───── DATA SEGMENT ─────

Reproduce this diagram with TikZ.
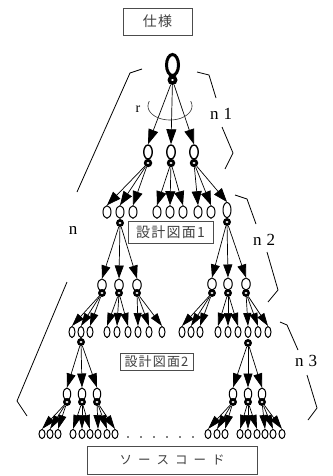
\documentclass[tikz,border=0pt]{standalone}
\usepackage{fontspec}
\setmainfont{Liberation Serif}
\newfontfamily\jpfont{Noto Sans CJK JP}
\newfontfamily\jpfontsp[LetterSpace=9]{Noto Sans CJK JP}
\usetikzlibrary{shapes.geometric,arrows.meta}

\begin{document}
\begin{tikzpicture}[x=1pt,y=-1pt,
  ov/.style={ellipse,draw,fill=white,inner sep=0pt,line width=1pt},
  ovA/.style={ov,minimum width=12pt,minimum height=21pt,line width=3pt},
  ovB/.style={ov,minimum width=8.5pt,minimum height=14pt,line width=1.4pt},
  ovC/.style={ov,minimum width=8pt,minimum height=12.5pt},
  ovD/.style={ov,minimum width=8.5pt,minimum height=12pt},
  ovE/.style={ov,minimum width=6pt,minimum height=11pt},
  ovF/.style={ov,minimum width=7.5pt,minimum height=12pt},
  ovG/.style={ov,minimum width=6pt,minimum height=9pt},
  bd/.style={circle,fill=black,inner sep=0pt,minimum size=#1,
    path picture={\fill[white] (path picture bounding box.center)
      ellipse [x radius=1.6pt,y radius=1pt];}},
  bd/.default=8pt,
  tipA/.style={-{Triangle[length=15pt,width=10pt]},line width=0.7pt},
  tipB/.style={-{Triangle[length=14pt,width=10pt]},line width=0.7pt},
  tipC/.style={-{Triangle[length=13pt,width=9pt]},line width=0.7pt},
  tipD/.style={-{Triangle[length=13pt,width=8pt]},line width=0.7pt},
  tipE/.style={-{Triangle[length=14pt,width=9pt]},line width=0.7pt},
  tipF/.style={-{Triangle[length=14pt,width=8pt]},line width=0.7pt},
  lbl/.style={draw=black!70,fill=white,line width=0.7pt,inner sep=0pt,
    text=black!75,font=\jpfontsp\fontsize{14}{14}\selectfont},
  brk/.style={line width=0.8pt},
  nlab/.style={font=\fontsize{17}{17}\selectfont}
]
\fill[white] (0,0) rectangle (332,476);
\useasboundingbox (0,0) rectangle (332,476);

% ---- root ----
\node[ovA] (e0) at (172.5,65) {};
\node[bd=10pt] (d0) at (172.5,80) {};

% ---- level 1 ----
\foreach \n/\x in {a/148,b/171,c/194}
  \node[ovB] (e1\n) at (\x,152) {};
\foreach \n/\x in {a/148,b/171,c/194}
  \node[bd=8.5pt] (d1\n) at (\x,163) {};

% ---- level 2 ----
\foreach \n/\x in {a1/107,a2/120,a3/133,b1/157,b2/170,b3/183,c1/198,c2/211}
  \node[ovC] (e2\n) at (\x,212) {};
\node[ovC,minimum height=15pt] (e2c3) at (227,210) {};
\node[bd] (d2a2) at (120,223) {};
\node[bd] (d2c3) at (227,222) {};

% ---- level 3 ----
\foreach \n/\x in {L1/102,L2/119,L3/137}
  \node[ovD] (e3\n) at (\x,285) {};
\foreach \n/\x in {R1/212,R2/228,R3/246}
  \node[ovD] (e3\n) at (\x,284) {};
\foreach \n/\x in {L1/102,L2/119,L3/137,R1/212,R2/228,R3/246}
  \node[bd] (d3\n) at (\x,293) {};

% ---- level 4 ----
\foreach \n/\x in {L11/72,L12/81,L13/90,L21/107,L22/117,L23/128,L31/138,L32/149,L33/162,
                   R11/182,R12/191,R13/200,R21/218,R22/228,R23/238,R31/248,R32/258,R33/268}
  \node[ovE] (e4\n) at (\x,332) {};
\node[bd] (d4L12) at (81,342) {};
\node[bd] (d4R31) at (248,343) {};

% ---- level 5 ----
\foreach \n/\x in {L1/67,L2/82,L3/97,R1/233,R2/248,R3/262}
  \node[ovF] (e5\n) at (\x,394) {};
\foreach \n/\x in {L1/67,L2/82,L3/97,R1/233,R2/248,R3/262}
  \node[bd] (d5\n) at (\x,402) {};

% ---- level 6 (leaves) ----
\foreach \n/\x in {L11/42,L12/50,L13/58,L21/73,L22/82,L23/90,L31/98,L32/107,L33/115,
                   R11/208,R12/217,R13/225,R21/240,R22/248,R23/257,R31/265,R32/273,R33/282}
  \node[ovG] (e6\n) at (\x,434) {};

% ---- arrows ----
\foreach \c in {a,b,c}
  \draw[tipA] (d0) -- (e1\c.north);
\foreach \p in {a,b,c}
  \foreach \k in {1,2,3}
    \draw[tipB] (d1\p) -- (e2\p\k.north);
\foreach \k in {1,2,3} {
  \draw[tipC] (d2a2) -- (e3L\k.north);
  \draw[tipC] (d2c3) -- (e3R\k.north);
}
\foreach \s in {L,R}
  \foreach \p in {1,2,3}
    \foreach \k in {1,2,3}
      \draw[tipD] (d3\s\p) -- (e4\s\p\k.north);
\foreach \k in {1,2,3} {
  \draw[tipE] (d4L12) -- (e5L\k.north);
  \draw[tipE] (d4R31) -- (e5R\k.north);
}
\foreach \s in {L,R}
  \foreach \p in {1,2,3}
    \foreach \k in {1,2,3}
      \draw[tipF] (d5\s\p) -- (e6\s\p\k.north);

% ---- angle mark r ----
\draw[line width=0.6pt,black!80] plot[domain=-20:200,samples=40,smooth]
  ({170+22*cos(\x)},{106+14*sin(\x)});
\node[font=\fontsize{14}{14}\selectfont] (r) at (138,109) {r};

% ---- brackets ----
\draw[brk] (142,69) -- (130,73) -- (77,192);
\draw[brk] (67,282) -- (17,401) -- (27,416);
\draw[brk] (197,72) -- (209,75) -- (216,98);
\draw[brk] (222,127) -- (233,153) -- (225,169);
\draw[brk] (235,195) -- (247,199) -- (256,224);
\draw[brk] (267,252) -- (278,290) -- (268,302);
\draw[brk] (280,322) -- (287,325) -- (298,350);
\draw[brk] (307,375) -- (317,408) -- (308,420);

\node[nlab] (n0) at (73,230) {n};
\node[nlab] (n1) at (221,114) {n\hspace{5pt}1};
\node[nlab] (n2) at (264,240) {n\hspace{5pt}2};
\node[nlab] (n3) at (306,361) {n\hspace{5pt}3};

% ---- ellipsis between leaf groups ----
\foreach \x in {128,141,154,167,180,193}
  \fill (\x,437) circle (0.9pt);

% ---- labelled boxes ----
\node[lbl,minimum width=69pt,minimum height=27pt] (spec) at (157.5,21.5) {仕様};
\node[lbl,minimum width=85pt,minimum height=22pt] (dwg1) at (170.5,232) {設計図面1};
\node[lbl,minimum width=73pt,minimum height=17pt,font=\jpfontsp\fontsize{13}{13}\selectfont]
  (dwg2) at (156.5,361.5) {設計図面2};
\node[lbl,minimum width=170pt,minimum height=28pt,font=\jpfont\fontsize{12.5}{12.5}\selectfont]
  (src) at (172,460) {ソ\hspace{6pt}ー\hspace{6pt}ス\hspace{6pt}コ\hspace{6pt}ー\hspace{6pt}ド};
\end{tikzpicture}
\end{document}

─────

REQUIREMENT >> Reproduce all of the material exactly, apart from the pictures.

THE OUTPUT >>
Reproduce this diagram with TikZ.
\documentclass[tikz,border=0pt]{standalone}
\usepackage{fontspec}
\setmainfont{Liberation Serif}
\newfontfamily\jpfont{Noto Sans CJK JP}
\newfontfamily\jpfontsp[LetterSpace=9]{Noto Sans CJK JP}
\usetikzlibrary{shapes.geometric,arrows.meta}

\begin{document}
\begin{tikzpicture}[x=1pt,y=-1pt,
  ov/.style={ellipse,draw,fill=white,inner sep=0pt,line width=1pt},
  ovA/.style={ov,minimum width=12pt,minimum height=21pt,line width=3pt},
  ovB/.style={ov,minimum width=8.5pt,minimum height=14pt,line width=1.4pt},
  ovC/.style={ov,minimum width=8pt,minimum height=12.5pt},
  ovD/.style={ov,minimum width=8.5pt,minimum height=12pt},
  ovE/.style={ov,minimum width=6pt,minimum height=11pt},
  ovF/.style={ov,minimum width=7.5pt,minimum height=12pt},
  ovG/.style={ov,minimum width=6pt,minimum height=9pt},
  bd/.style={circle,fill=black,inner sep=0pt,minimum size=#1,
    path picture={\fill[white] (path picture bounding box.center)
      ellipse [x radius=1.6pt,y radius=1pt];}},
  bd/.default=8pt,
  tipA/.style={-{Triangle[length=15pt,width=10pt]},line width=0.7pt},
  tipB/.style={-{Triangle[length=14pt,width=10pt]},line width=0.7pt},
  tipC/.style={-{Triangle[length=13pt,width=9pt]},line width=0.7pt},
  tipD/.style={-{Triangle[length=13pt,width=8pt]},line width=0.7pt},
  tipE/.style={-{Triangle[length=14pt,width=9pt]},line width=0.7pt},
  tipF/.style={-{Triangle[length=14pt,width=8pt]},line width=0.7pt},
  lbl/.style={draw=black!70,fill=white,line width=0.7pt,inner sep=0pt,
    text=black!75,font=\jpfontsp\fontsize{14}{14}\selectfont},
  brk/.style={line width=0.8pt},
  nlab/.style={font=\fontsize{17}{17}\selectfont}
]
\fill[white] (0,0) rectangle (332,476);
\useasboundingbox (0,0) rectangle (332,476);

% ---- root ----
\node[ovA] (e0) at (172.5,65) {};
\node[bd=10pt] (d0) at (172.5,80) {};

% ---- level 1 ----
\foreach \n/\x in {a/148,b/171,c/194}
  \node[ovB] (e1\n) at (\x,152) {};
\foreach \n/\x in {a/148,b/171,c/194}
  \node[bd=8.5pt] (d1\n) at (\x,163) {};

% ---- level 2 ----
\foreach \n/\x in {a1/107,a2/120,a3/133,b1/157,b2/170,b3/183,c1/198,c2/211}
  \node[ovC] (e2\n) at (\x,212) {};
\node[ovC,minimum height=15pt] (e2c3) at (227,210) {};
\node[bd] (d2a2) at (120,223) {};
\node[bd] (d2c3) at (227,222) {};

% ---- level 3 ----
\foreach \n/\x in {L1/102,L2/119,L3/137}
  \node[ovD] (e3\n) at (\x,285) {};
\foreach \n/\x in {R1/212,R2/228,R3/246}
  \node[ovD] (e3\n) at (\x,284) {};
\foreach \n/\x in {L1/102,L2/119,L3/137,R1/212,R2/228,R3/246}
  \node[bd] (d3\n) at (\x,293) {};

% ---- level 4 ----
\foreach \n/\x in {L11/72,L12/81,L13/90,L21/107,L22/117,L23/128,L31/138,L32/149,L33/162,
                   R11/182,R12/191,R13/200,R21/218,R22/228,R23/238,R31/248,R32/258,R33/268}
  \node[ovE] (e4\n) at (\x,332) {};
\node[bd] (d4L12) at (81,342) {};
\node[bd] (d4R31) at (248,343) {};

% ---- level 5 ----
\foreach \n/\x in {L1/67,L2/82,L3/97,R1/233,R2/248,R3/262}
  \node[ovF] (e5\n) at (\x,394) {};
\foreach \n/\x in {L1/67,L2/82,L3/97,R1/233,R2/248,R3/262}
  \node[bd] (d5\n) at (\x,402) {};

% ---- level 6 (leaves) ----
\foreach \n/\x in {L11/42,L12/50,L13/58,L21/73,L22/82,L23/90,L31/98,L32/107,L33/115,
                   R11/208,R12/217,R13/225,R21/240,R22/248,R23/257,R31/265,R32/273,R33/282}
  \node[ovG] (e6\n) at (\x,434) {};

% ---- arrows ----
\foreach \c in {a,b,c}
  \draw[tipA] (d0) -- (e1\c.north);
\foreach \p in {a,b,c}
  \foreach \k in {1,2,3}
    \draw[tipB] (d1\p) -- (e2\p\k.north);
\foreach \k in {1,2,3} {
  \draw[tipC] (d2a2) -- (e3L\k.north);
  \draw[tipC] (d2c3) -- (e3R\k.north);
}
\foreach \s in {L,R}
  \foreach \p in {1,2,3}
    \foreach \k in {1,2,3}
      \draw[tipD] (d3\s\p) -- (e4\s\p\k.north);
\foreach \k in {1,2,3} {
  \draw[tipE] (d4L12) -- (e5L\k.north);
  \draw[tipE] (d4R31) -- (e5R\k.north);
}
\foreach \s in {L,R}
  \foreach \p in {1,2,3}
    \foreach \k in {1,2,3}
      \draw[tipF] (d5\s\p) -- (e6\s\p\k.north);

% ---- angle mark r ----
\draw[line width=0.6pt,black!80] plot[domain=-20:200,samples=40,smooth]
  ({170+22*cos(\x)},{106+14*sin(\x)});
\node[font=\fontsize{14}{14}\selectfont] (r) at (138,109) {r};

% ---- brackets ----
\draw[brk] (142,69) -- (130,73) -- (77,192);
\draw[brk] (67,282) -- (17,401) -- (27,416);
\draw[brk] (197,72) -- (209,75) -- (216,98);
\draw[brk] (222,127) -- (233,153) -- (225,169);
\draw[brk] (235,195) -- (247,199) -- (256,224);
\draw[brk] (267,252) -- (278,290) -- (268,302);
\draw[brk] (280,322) -- (287,325) -- (298,350);
\draw[brk] (307,375) -- (317,408) -- (308,420);

\node[nlab] (n0) at (73,230) {n};
\node[nlab] (n1) at (221,114) {n\hspace{5pt}1};
\node[nlab] (n2) at (264,240) {n\hspace{5pt}2};
\node[nlab] (n3) at (306,361) {n\hspace{5pt}3};

% ---- ellipsis between leaf groups ----
\foreach \x in {128,141,154,167,180,193}
  \fill (\x,437) circle (0.9pt);

% ---- labelled boxes ----
\node[lbl,minimum width=69pt,minimum height=27pt] (spec) at (157.5,21.5) {仕様};
\node[lbl,minimum width=85pt,minimum height=22pt] (dwg1) at (170.5,232) {設計図面1};
\node[lbl,minimum width=73pt,minimum height=17pt,font=\jpfontsp\fontsize{13}{13}\selectfont]
  (dwg2) at (156.5,361.5) {設計図面2};
\node[lbl,minimum width=170pt,minimum height=28pt,font=\jpfont\fontsize{12.5}{12.5}\selectfont]
  (src) at (172,460) {ソ\hspace{6pt}ー\hspace{6pt}ス\hspace{6pt}コ\hspace{6pt}ー\hspace{6pt}ド};
\end{tikzpicture}
\end{document}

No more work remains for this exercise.